The Faculty is pleased to announce that the first recipient of the newly created Barbara Savage Prize for the best thesis in Black History is Sophie Gunning for her thesis ‘A Taste of Freedom?’.
Sophie writes:
It is a real honour to be awarded the Barbara Savage Prize for my thesis ‘A Taste of Freedom?’ which focused on how former slaves’ memories of food, cooking, taste, and smell worked to build and unite the black community in Georgia and undermine white supremacy in the 1930s.
I knew from the outset I wanted to write about race, and more specifically the construction of narratives about race, in America after studying the paper 'The Making of Modern America' with Stephen Tuck in my second year. Through this paper, I saw how both popular and academic narratives of race and the experience of blacks in America have been, and in many ways continue to be, shaped through white frames of reference.
My thesis used the interviews taken by the Works Progress Administration in the 1930s of former slaves. These interviews have often been deemed of little use for writing black history since they were recorded predominantly by whites and involved individuals in their eighties and nineties recalling their childhoods from seventy years prior. Yet, I was conscious that these sources still held huge potential.
By focusing on memory and more specifically, food memories and sensory memories, I attempted to understand not if what the interviewees said about slavery was aligned with the white narrative or even present understandings of slavery, but rather what we could understand from how they remembered slavery. Food and sensory memories emerged as a key theme both because they were a prism through which the past and present were bridged in the minds of interviewees but also because they were a medium through which whites sought to continue slavery, albeit under a different, legal name.
Accordingly, my thesis had four chapters. The first - ‘memories’ - demonstrated how white Georgians used food as a medium for constructing their own version of the slave past which justified the Jim Crow system of racial segregation. Chapter Two - ‘bodies’ - examined how pleasure and consumption allowed blacks to appropriate the commodification of their bodies, both in bondage and then in memory. Next, I looked at ‘spaces’ and considered memories of plantation cooking spaces in relation to African-American identity and the spatial politics of Jim Crow segregation. The final chapter - ‘emotions’ - demonstrated how emotions of love, comfort, and loneliness were key in shaping the articulation of memories of food, smells, and tastes in the 1930s and how simply feeling constituted a challenge to white supremacy.

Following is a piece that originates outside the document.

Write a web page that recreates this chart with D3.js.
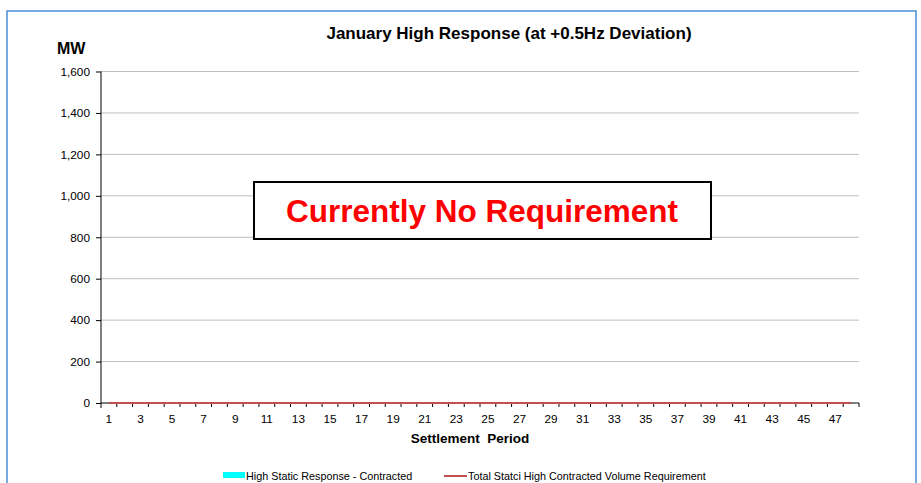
<!DOCTYPE html>
<html>
<head>
<meta charset="utf-8">
<script src="https://cdn.jsdelivr.net/npm/d3@7"></script>
<style>
  body { margin: 0; background: #fff; }
  svg { font-family: "Liberation Sans", Arial, sans-serif; }
</style>
</head>
<body>
<svg width="921" height="483"></svg>
<script>
// settlement periods 1..48
var periods = [1,2,3,4,5,6,7,8,9,10,11,12,13,14,15,16,17,18,19,20,21,22,23,24,
  25,26,27,28,29,30,31,32,33,34,35,36,37,38,39,40,41,42,43,44,45,46,47,48];
// both series are zero all day (no requirement)
var contracted = [0,0,0,0,0,0,0,0,0,0,0,0,0,0,0,0,0,0,0,0,0,0,0,0,
  0,0,0,0,0,0,0,0,0,0,0,0,0,0,0,0,0,0,0,0,0,0,0,0];
var requirement = [0,0,0,0,0,0,0,0,0,0,0,0,0,0,0,0,0,0,0,0,0,0,0,0,
  0,0,0,0,0,0,0,0,0,0,0,0,0,0,0,0,0,0,0,0,0,0,0,0];
var yTicks = [0,200,400,600,800,1000,1200,1400,1600];

var svg = d3.select("svg");

// outer frame
svg.append("rect")
  .attr("x", 7).attr("y", 11)
  .attr("width", 909).attr("height", 490)
  .attr("fill", "none")
  .attr("stroke", "#4a8fd8")
  .attr("stroke-width", 1.5);

var x = d3.scaleBand().domain(periods).range([101, 859]);
var y = d3.scaleLinear().domain([0, 1600]).range([403, 71.5]);

// gridlines
svg.append("g")
  .selectAll("line")
  .data(yTicks.filter(function (d) { return d > 0; }))
  .enter()
  .append("line")
  .attr("x1", 101).attr("x2", 859)
  .attr("y1", function (d) { return y(d); })
  .attr("y2", function (d) { return y(d); })
  .attr("stroke", "#bfbfbf")
  .attr("stroke-width", 1);

// bars (all zero height)
svg.append("g")
  .selectAll("rect")
  .data(contracted)
  .enter()
  .append("rect")
  .attr("x", function (d, i) { return x(periods[i]) + 2; })
  .attr("width", x.bandwidth() - 4)
  .attr("y", function (d) { return y(d); })
  .attr("height", function (d) { return y(0) - y(d); })
  .attr("fill", "#00ffff");

// y axis
var yAxis = svg.append("g")
  .attr("transform", "translate(101,0)")
  .call(d3.axisLeft(y).tickValues(yTicks).tickSize(5).tickPadding(6)
    .tickFormat(d3.format(",")));
yAxis.select(".domain").attr("stroke", "#000").attr("d", "M0,71.5V408");
yAxis.selectAll("text").style("font-size", "11.8px").attr("fill", "#000");

// x axis: ticks at band boundaries
var xAxis = svg.append("g").attr("transform", "translate(0,403)");
xAxis.append("line").attr("x1", 101).attr("x2", 859).attr("stroke", "#000");
xAxis.selectAll(".tk")
  .data(periods)
  .enter()
  .append("line")
  .attr("x1", function (d) { return x(d) + x.bandwidth(); })
  .attr("x2", function (d) { return x(d) + x.bandwidth(); })
  .attr("y1", 0).attr("y2", 4)
  .attr("stroke", "#000");
xAxis.selectAll("text")
  .data(periods.filter(function (d) { return d % 2 == 1; }))
  .enter()
  .append("text")
  .attr("x", function (d) { return x(d) + x.bandwidth() / 2; })
  .attr("y", 20)
  .attr("text-anchor", "middle")
  .style("font-size", "11.8px")
  .text(function (d) { return d; });

// requirement line
var line = d3.line()
  .x(function (d, i) { return x(periods[i]) + x.bandwidth() / 2; })
  .y(function (d) { return y(d); });
svg.append("path")
  .datum(requirement)
  .attr("d", line)
  .attr("fill", "none")
  .attr("stroke", "#c0504d")
  .attr("stroke-width", 2);

// titles
svg.append("text")
  .attr("x", 509).attr("y", 39)
  .attr("text-anchor", "middle")
  .style("font-size", "17px").style("font-weight", "bold")
  .text("January High Response (at +0.5Hz Deviation)");
svg.append("text")
  .attr("x", 57).attr("y", 54)
  .style("font-size", "16px").style("font-weight", "bold")
  .text("MW");
svg.append("text")
  .attr("x", 470).attr("y", 443)
  .attr("text-anchor", "middle")
  .style("font-size", "13.5px").style("font-weight", "bold")
  .style("white-space", "pre")
  .text("Settlement  Period");

// no requirement box
svg.append("rect")
  .attr("x", 254).attr("y", 182)
  .attr("width", 457).attr("height", 57)
  .attr("fill", "#fff")
  .attr("stroke", "#000")
  .attr("stroke-width", 2);
svg.append("text")
  .attr("x", 482).attr("y", 222)
  .attr("text-anchor", "middle")
  .style("font-size", "31.5px").style("font-weight", "bold")
  .attr("fill", "#ff0000")
  .text("Currently No Requirement");

// legend
var lg = svg.append("g").style("font-size", "10.8px");
lg.append("rect").attr("x", 223).attr("y", 472).attr("width", 22).attr("height", 6)
  .attr("fill", "#00ffff");
lg.append("text").attr("x", 246).attr("y", 480).text("High Static Response - Contracted");
lg.append("line").attr("x1", 444).attr("x2", 467).attr("y1", 476).attr("y2", 476)
  .attr("stroke", "#c0504d").attr("stroke-width", 2);
lg.append("text").attr("x", 468).attr("y", 480).text("Total Statci High Contracted Volume Requirement");
</script>
</body>
</html>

I found writing this dissertation to be simultaneously enjoyable, shocking, and highly enlightening and I’m very grateful to my supervisor - Adam Smith - for helping me unravel this complex topic and bring together and resolve all the ideas and tensions which arose from this source base.
The Barbara Savage Thesis Prize was created in 2020 following a town-hall meeting run by the Faculty consulting students to ask what could be done to make the teaching of history more diverse and inclusive and to advance race equality. Professor John Watts, Chair of the Faculty Board stated "creating the Black history thesis prize was something that we realised we could do right now, this year, to make explicit recognition of the excellent work of our students in the field, and it signals that the Faculty is committed to further change".
The Prize is named for Professor Barbara Savage, Geraldine R. Segal Professor of American Social Thought at the University of Pennsylvania. Professor Savage was the Harmsworth Visiting Professor of American History at Oxford in 2018.
On the creation of the prize, she said " The new Black History Thesis Prize is a step toward making this field more visible at Oxford. Black history offers opportunities for exciting new research across time and space. The prize also signals that Black lives mattered in the past, too. History always teaches us about the present. We cannot understand the nexus between racial legacies of the past and the pressing current moment without knowing that history.
I am excited that the prize will encourage Oxford students to explore black history with the creativity and commitment I saw during my time there as Harmsworth Professor in 2018-2019. It honors the field in which I work and am humbled that it bears my name."